Por entonces, claro, no había celulares y no se confiaba en los teléfonos para correr la voz, así que las instrucciones eran claras: tomar el elevador hasta un piso más arriba, mirar por las rejas del viejo ascensor hacia la puerta del apartamento y, si todo parecía normal, bajar un piso por la escalera; si había señales de alarma, esperar unos minutos, volver a bajar por el ascensor hasta la calle y salir de allí tranquilamente.
Las autoridades sabían que los activistas y las familias preparaban frenéticamente las denuncias para presentar a la CIDH y buscaban hacerse con los documentos.
El 31 de agosto el régimen aprobó una ley por la cual se presumía que los desaparecidos estaban muertos.
En una conferencia de prensa ese mismo año, el general Jorge Rafael Videla, epítome del dictador y presidente de la primera Junta Militar, pronunció su famosa definición sobre los desaparecidos.
«Es una incógnita el desaparecido, si el hombre apareciera, bueno, tendrá un tratamiento X, y si la desaparición se convirtiera en certeza de su fallecimiento, tiene un tratamiento Z; pero mientras sea desaparecido no puede tener ningún tratamiento especial, es una incógnita, es un desaparecido, no tiene entidad, no está, ni muerto ni vivo, es un desaparecido», dijo ante la pregunta de un periodista.

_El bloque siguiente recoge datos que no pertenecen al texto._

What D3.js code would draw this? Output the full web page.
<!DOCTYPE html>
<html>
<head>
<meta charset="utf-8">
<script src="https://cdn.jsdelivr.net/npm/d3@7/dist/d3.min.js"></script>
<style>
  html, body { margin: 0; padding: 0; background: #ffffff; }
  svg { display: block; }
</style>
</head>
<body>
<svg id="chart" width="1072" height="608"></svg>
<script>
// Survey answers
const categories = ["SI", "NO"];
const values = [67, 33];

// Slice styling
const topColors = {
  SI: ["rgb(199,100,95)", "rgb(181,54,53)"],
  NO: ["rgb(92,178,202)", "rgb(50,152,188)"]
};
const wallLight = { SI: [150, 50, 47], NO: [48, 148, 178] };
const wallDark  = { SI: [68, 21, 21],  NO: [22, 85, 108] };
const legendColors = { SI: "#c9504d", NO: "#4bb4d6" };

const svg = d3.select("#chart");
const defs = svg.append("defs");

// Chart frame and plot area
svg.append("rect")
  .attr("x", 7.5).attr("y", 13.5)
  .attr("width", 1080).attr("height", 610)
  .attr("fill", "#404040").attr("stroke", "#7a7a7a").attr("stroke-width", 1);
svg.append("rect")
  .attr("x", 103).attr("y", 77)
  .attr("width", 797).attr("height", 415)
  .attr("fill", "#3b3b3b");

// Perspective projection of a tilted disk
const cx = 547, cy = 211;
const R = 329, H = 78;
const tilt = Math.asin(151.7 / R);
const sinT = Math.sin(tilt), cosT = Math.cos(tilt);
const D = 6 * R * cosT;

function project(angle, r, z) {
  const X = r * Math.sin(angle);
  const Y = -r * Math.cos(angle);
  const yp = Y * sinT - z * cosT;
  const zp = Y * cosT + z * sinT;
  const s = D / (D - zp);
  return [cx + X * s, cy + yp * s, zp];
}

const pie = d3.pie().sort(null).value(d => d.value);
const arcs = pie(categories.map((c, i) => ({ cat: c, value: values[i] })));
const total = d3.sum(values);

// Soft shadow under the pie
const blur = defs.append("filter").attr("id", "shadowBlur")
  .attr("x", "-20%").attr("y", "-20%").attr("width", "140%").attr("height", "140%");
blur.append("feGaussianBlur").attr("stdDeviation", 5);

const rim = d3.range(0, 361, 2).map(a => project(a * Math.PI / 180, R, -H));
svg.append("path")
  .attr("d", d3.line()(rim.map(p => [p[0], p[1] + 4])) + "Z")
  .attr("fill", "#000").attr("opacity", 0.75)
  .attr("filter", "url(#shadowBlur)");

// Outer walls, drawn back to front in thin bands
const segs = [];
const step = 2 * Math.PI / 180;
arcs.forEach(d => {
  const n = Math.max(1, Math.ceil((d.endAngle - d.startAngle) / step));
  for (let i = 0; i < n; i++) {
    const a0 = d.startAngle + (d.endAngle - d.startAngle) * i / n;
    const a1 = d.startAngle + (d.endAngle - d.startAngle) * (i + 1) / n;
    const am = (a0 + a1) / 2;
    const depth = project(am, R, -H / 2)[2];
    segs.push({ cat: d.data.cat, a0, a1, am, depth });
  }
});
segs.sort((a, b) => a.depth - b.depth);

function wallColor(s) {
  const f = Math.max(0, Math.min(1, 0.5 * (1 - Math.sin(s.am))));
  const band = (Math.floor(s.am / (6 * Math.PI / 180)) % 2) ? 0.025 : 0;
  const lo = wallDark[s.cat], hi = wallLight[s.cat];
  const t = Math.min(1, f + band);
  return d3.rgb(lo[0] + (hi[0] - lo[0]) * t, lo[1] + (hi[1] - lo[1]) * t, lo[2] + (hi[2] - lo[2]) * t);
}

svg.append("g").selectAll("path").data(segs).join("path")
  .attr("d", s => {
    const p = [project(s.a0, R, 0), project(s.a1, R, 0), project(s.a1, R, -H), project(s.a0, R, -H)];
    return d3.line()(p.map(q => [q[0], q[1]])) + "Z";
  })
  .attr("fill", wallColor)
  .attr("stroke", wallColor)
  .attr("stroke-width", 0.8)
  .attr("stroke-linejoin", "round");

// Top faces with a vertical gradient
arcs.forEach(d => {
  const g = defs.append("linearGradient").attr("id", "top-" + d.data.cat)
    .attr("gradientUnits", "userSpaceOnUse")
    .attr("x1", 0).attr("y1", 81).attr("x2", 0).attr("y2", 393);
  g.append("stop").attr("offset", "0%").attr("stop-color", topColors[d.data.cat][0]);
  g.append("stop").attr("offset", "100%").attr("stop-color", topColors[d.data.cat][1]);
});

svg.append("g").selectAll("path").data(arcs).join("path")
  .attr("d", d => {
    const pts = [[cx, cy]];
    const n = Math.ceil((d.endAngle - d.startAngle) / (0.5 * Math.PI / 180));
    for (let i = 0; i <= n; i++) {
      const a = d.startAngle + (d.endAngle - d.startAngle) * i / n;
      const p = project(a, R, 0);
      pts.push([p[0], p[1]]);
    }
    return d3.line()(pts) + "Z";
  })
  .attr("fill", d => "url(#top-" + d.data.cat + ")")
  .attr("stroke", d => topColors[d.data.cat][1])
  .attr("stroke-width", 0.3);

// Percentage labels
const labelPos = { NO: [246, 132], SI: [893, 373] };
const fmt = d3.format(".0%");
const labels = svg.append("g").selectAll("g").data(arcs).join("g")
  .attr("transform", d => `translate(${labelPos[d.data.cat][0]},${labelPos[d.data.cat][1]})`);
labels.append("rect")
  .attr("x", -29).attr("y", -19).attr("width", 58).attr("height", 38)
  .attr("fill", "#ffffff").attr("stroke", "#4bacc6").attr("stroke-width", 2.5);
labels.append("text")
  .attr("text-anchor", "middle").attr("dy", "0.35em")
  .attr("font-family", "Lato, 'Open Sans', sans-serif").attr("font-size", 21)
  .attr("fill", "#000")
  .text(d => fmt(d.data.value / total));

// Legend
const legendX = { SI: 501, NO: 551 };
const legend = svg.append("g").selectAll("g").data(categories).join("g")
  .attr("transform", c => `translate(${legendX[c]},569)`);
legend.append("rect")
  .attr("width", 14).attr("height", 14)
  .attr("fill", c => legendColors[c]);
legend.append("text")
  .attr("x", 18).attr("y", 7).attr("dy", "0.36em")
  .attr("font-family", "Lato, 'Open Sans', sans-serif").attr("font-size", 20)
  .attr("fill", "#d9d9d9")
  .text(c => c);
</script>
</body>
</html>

Y remató Videla: «Frente a eso, frente a lo cual no podemos hacer nada, atendemos sí a la consecuencia palpitante, viva, de esa desaparición, que es el familiar, y a ese sí tratamos de cubrirlo, en la medida de lo posible; no tenemos más que eso».

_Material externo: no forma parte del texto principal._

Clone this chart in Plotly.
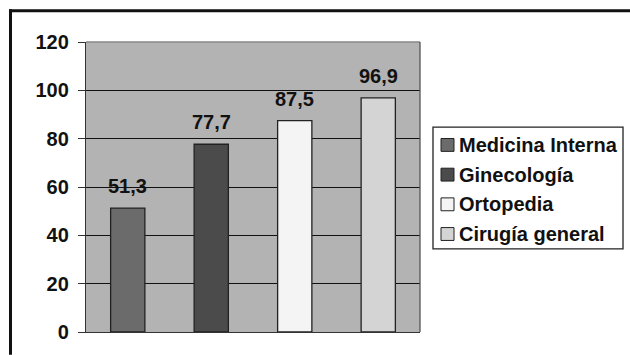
import plotly.graph_objects as go

categories = ["Medicina Interna", "Ginecología", "Ortopedia", "Cirugía general"]
values = [51.3, 77.7, 87.5, 96.9]
bar_colors = ["#6b6b6b", "#4b4b4b", "#f4f4f4", "#d4d4d4"]
y_ticks = [0, 20, 40, 60, 80, 100, 120]

W, H = 630, 355
L, R, T, B = 86, 420, 42, 335  # plot area in pixels

def px(x):
    return (x - L) / (R - L)

def py(y):
    return (B - y) / (B - T)

FONT = "Liberation Sans, Arial, sans-serif"
FNT = dict(family=FONT, size=20, color="#111111", weight="bold")

fig = go.Figure()
fig.add_trace(go.Bar(
    x=categories, y=values, width=0.41,
    marker=dict(color=bar_colors, line=dict(color="#222222", width=1.3)),
    showlegend=False, hoverinfo="skip",
))

annotations = []
for c, v in zip(categories, values):
    annotations.append(dict(
        x=c, y=v, xref="x", yref="y", text=f"{v:.1f}".replace(".", ","),
        showarrow=False, yanchor="middle", yshift=22, font=FNT,
    ))

shapes = []
# outer frame (top and left edges)
shapes.append(dict(type="line", xref="paper", yref="paper",
                   x0=px(9), x1=px(632), y0=py(10.5), y1=py(10.5),
                   line=dict(color="#111111", width=3)))
shapes.append(dict(type="line", xref="paper", yref="paper",
                   x0=px(10.5), x1=px(10.5), y0=py(9), y1=py(358),
                   line=dict(color="#111111", width=3)))
# legend box
shapes.append(dict(type="rect", xref="paper", yref="paper",
                   x0=px(433), x1=px(623), y0=py(128), y1=py(251),
                   line=dict(color="#222222", width=1.3), fillcolor="white"))
row_y = [146, 176, 206, 236]
for c, col, ry in zip(categories, bar_colors, row_y):
    shapes.append(dict(type="rect", xref="paper", yref="paper",
                       x0=px(441), x1=px(454), y0=py(ry - 6.5), y1=py(ry + 6.5),
                       line=dict(color="#222222", width=1), fillcolor=col))
    annotations.append(dict(
        x=px(457), y=py(ry), xref="paper", yref="paper", text=c,
        showarrow=False, xanchor="left", yanchor="middle", font=FNT,
    ))

fig.update_layout(
    width=W, height=H, autosize=False,
    margin=dict(l=L, r=W - R, t=T, b=H - B, pad=0),
    paper_bgcolor="white", plot_bgcolor="#b3b3b3",
    font=FNT,
    shapes=shapes, annotations=annotations,
    xaxis=dict(showticklabels=False, ticks="", showgrid=False,
               showline=True, linecolor="#333333", linewidth=1.3,
               mirror=False, zeroline=False),
    yaxis=dict(range=[0, 120], tickvals=y_ticks, ticks="outside", ticklen=7,
               tickcolor="#333333", tickwidth=1.3,
               showgrid=True, gridcolor="#111111", gridwidth=1.2,
               showline=True, linecolor="#333333", linewidth=1.3,
               zeroline=False, ticklabelstandoff=5, tickfont=FNT),
)
# plot-area border on top/right
fig.add_shape(type="line", xref="paper", yref="paper", x0=0, x1=1, y0=1, y1=1,
              line=dict(color="#888888", width=1.3))
fig.add_shape(type="line", xref="paper", yref="paper", x0=1, x1=1, y0=0, y1=1,
              line=dict(color="#555555", width=1.3))

fig.write_html("out.html")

La CIDH llegó el 6 de septiembre de 1979, y su visita se extendió hasta el día 20; el organismo sostuvo entrevistas con la Liga, la Asamblea Permanente, las Madres de Plaza de Mayo, la Asociación de Familiares de Detenidos-Desaparecidos y todas las organizaciones de derechos humanos relevantes, viajó a las ciudades de La Plata, Córdoba y Rosario e invitó a todo quien quisiera a realizar denuncias entre el 7 y el 15 de ese mes.
La misión de la CIDH visitó también cárceles, cuarteles y la Escuela de Mecánica de la Armada, el más notorio campo de concentración argentino, en pleno centro de la capital, que había sido convenientemente desmantelado y reformado para que los comisionados no encontraran las celdas ni las salas de torturas.
En su informe final, publicado al año siguiente, la CIDH detalló que en esos días recibió 5.580 denuncias, de las cuales 4.153 eran nuevas, es decir no incluidas en las más de 3.000 que habían preparado y entregado las organizaciones de derechos humanos.
Un documento de inteligencia militar del año 1978 hablaba de 22.000 computados entre muertos y desaparecidos desde 1975, un año antes del golpe.
Con el tiempo, se supo que la tragedia de la desaparición abarcó a unas 30.000 personas.
En los últimos años hubo quienes pusieron en duda esa cifra, incluidos funcionarios del Gobierno del actual presidente, Mauricio Macri, alegando que era una exageración.
Pero todavía hoy, 41 años después de concluida la dictadura, la prensa argentina publica casi a diario avisos de familias que siguen buscando.